• Judy

June 26, 2022: Whose Voice is Missing?



Earlier this month I had the privilege of attending a week-long Teacher Institute on Early American History. It was intense, inspiring, and insightful. I will most likely be spending the next few weeks processing, studying, and digesting the information, as I explore ways to use the materials and resources in my own classroom.


One of the sessions that really resonated with me was one in which the scholar continually asked us, whose voice is missing? Whose story is not being told? These are important questions to ask when we are studying and teaching history, but I also think these are valuable questions for writers.


They took us through a 5-step process to teach our students, to help them uncover the multiple layers in the stories in history that they will come across. This thinking routine is from Project Zero, and the Harvard Graduate School of Education. I think it can be a very valuable tool for writers as we plan and outline our own stories, whether they are grounded in history, or entirely fictional.


Step 1: What is the story?

This is pretty self-explanatory and this is what writers do all the time. What is the story I want to tell? Who is it about? What is going to happen? Where and when will this take place? Why are these events happening? How will the challenges and struggles within the story be resolved?

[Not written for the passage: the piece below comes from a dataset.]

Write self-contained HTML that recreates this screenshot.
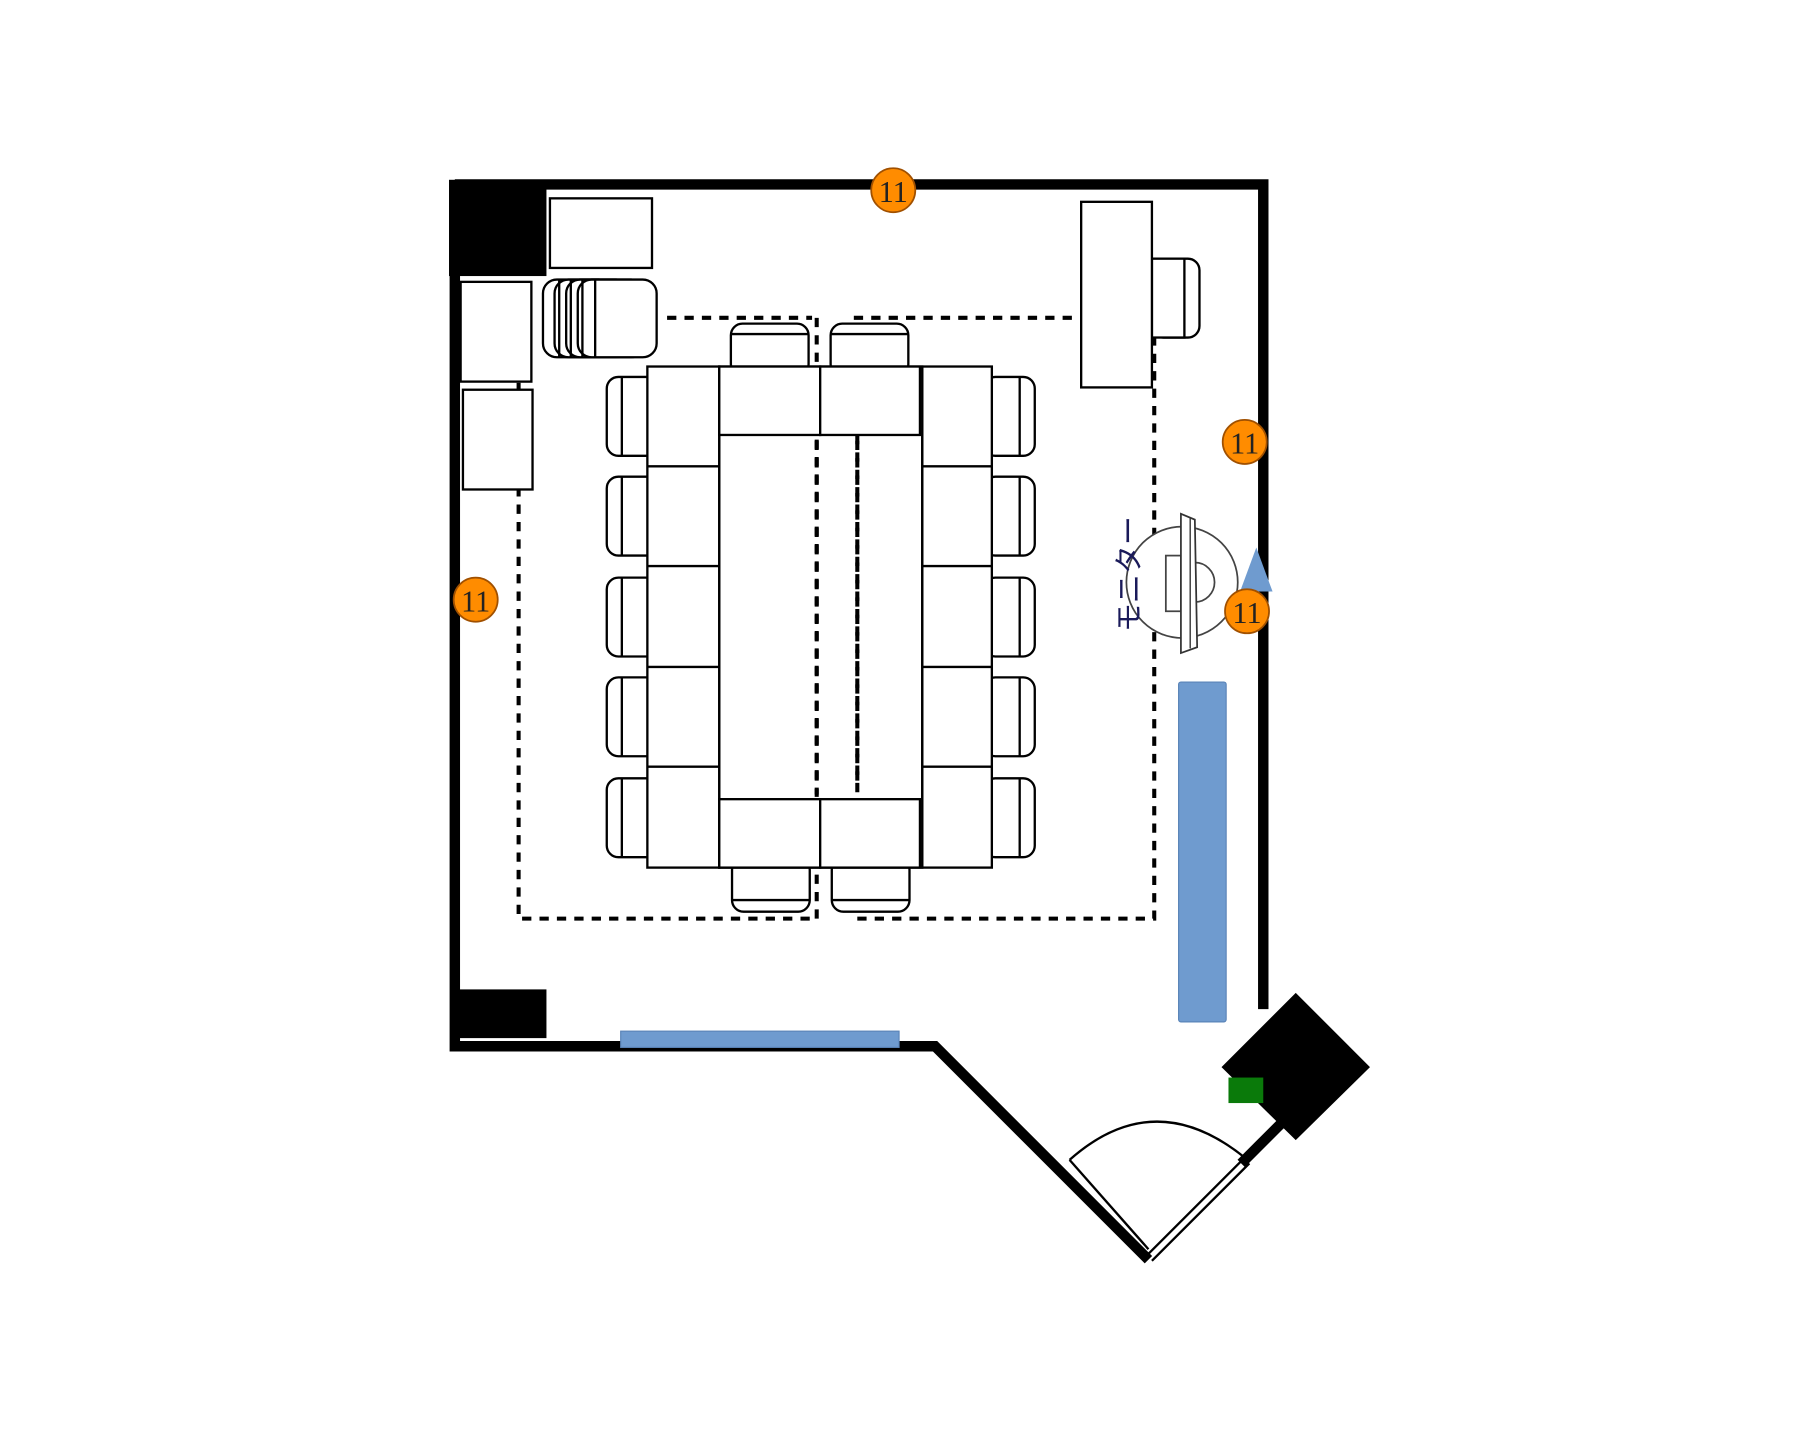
<!DOCTYPE html>
<html><head><meta charset="utf-8"><style>html,body{margin:0;padding:0;background:#fff}svg{display:block}</style></head><body>
<svg width="1819" height="1429" viewBox="0 0 1568 1232" xmlns="http://www.w3.org/2000/svg" font-family="Liberation Sans, Noto Sans CJK JP, sans-serif">
<g fill="none" stroke="#000">
<g stroke-width="3.5" stroke-dasharray="8,7">
<path d="M447 330 V792 H704"/>
<path d="M739 792 H995 V290"/>
<path d="M575 274 H700 M736 274 H930"/>
<path d="M704 274 V792 M739 375 V690"/>
</g>
<path d="M392 159 H1089 V870" stroke-width="9"/>
<path d="M392 159 V902 H806 L990 1086" stroke-width="9" stroke-linejoin="miter"/>
<path d="M1070 1003 L1105 968" stroke-width="9"/>
</g>
<rect x="387" y="155" width="84" height="83" fill="#000"/>
<rect x="392" y="853" width="79" height="42" fill="#000"/>
<rect x="535" y="889" width="240" height="14" fill="#6f9bcf" stroke="#5a84b8"/>
<rect x="1016" y="588" width="41" height="293" rx="2" fill="#6f9bcf" stroke="#5a84b8"/>
<polygon points="1117,856 1181,920 1117,983 1053,920" fill="#000"/>
<rect x="1059" y="929" width="30" height="22" fill="#0a7a0a"/>
<g fill="none" stroke="#000" stroke-width="2">
<path d="M922 1000 Q995 935 1073 998"/>
<path d="M922 1000 L990 1077"/>
<path d="M987 1084 L1071 1000 M993 1087 L1077 1003"/>
</g>
<g fill="#fff" stroke="#000" stroke-width="2">
<rect x="474" y="171" width="88" height="60"/>
<rect x="397" y="243" width="61" height="86"/>
<rect x="399" y="336" width="60" height="86"/>
<rect x="468" y="241" width="60" height="67" rx="12"/>
<rect x="478" y="241" width="65" height="67" rx="12"/>
<rect x="488" y="241" width="68" height="67" rx="12"/>
<rect x="498" y="241" width="68" height="67" rx="12"/>
<path d="M482 241 V308 M492 241 V308 M502 241 V308 M513 241 V308" fill="none"/>
<rect x="993" y="223" width="41" height="68" rx="10"/>
<path d="M1020 223 V291" fill="none"/>
<rect x="993" y="223" width="28" height="68"/>
<rect x="932" y="174" width="61" height="160"/>
<rect x="630" y="279" width="67" height="45" rx="10"/><path d="M630 288 H697" fill="none"/>
<rect x="716" y="279" width="67" height="45" rx="10"/><path d="M716 288 H783" fill="none"/>
<rect x="631" y="740" width="67" height="46" rx="10"/><path d="M631 776 H698" fill="none"/>
<rect x="717" y="740" width="67" height="46" rx="10"/><path d="M717 776 H784" fill="none"/>
</g>
<g fill="#fff" stroke="#000" stroke-width="2">
<g id="lc">
<rect x="523" y="325" width="45" height="68" rx="10"/><path d="M536 325 V393" fill="none"/>
<rect x="848" y="325" width="44" height="68" rx="10"/><path d="M879 325 V393" fill="none"/>
</g>
<use href="#lc" y="86"/><use href="#lc" y="173"/><use href="#lc" y="259"/><use href="#lc" y="346"/>
<rect x="558" y="316" width="62" height="432"/>
<rect x="795" y="316" width="60" height="432"/>
<path d="M558 402 H620 M558 488 H620 M558 575 H620 M558 661 H620 M795 402 H855 M795 488 H855 M795 575 H855 M795 661 H855" fill="none"/>
<rect x="620" y="316" width="175" height="432" fill="none"/>
<rect x="620" y="316" width="87" height="59"/><rect x="707" y="316" width="86" height="59"/>
<rect x="620" y="689" width="87" height="59"/><rect x="707" y="689" width="86" height="59"/>
</g>
<g stroke="#000" stroke-width="3.5" stroke-dasharray="8,7"><path d="M704 380 V685 M739 380 V680"/></g>
<circle cx="1019" cy="502" r="48" fill="#fff" stroke="#444" stroke-width="1.5"/>
<path d="M1030 485 A17 17 0 0 1 1030 519" fill="#fff" stroke="#444" stroke-width="1.5"/>
<rect x="1005" y="479" width="13" height="48" fill="#fff" stroke="#444" stroke-width="1.5"/>
<polygon points="1018,443 1030,448 1032,558 1018,563" fill="#fff" stroke="#333" stroke-width="1.5"/>
<path d="M1026 447 V559" stroke="#333" stroke-width="1.2"/>
<polygon points="1083,472 1097,510 1069,510" fill="#6f9bcf"/>
<text transform="translate(982,495) rotate(-90)" font-size="25" fill="#1a1a5a" text-anchor="middle">モニター</text>
<g fill="#ff8c00" stroke="#a05000" stroke-width="1.5">
<circle cx="770" cy="164" r="19"/><circle cx="1073" cy="381" r="19"/><circle cx="410" cy="517" r="19"/><circle cx="1075" cy="527" r="19"/>
</g>
<g font-size="26" fill="#222" text-anchor="middle" font-family="Liberation Serif, serif">
<text x="770" y="174">11</text><text x="1073" y="391">11</text><text x="410" y="527">11</text><text x="1075" y="537">11</text>
</g>
</svg>
</body></html>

Step 2: What is the human story?

Is there anything in this story that speaks to the human condition? What in this story can connect with humanity-at-large? What transcends the story?



Step 3: What is the world story?

Can anything in the story be connected to the global world? The larger picture? Where do these events or people fit in the world?



Step 4: What is the new story?

Does this story contain any new perspectives? If there a new way of looking at this story? These events? These characters?



Step 5: What is the untold story?

Who, within the story, is being left out? What perspectives are being ignored? Whose voice is being silenced?



Whether using this with students in the classroom, or during my own writing process, I think these five questions can be very powerful in looking deeper, and writing more comprehensively.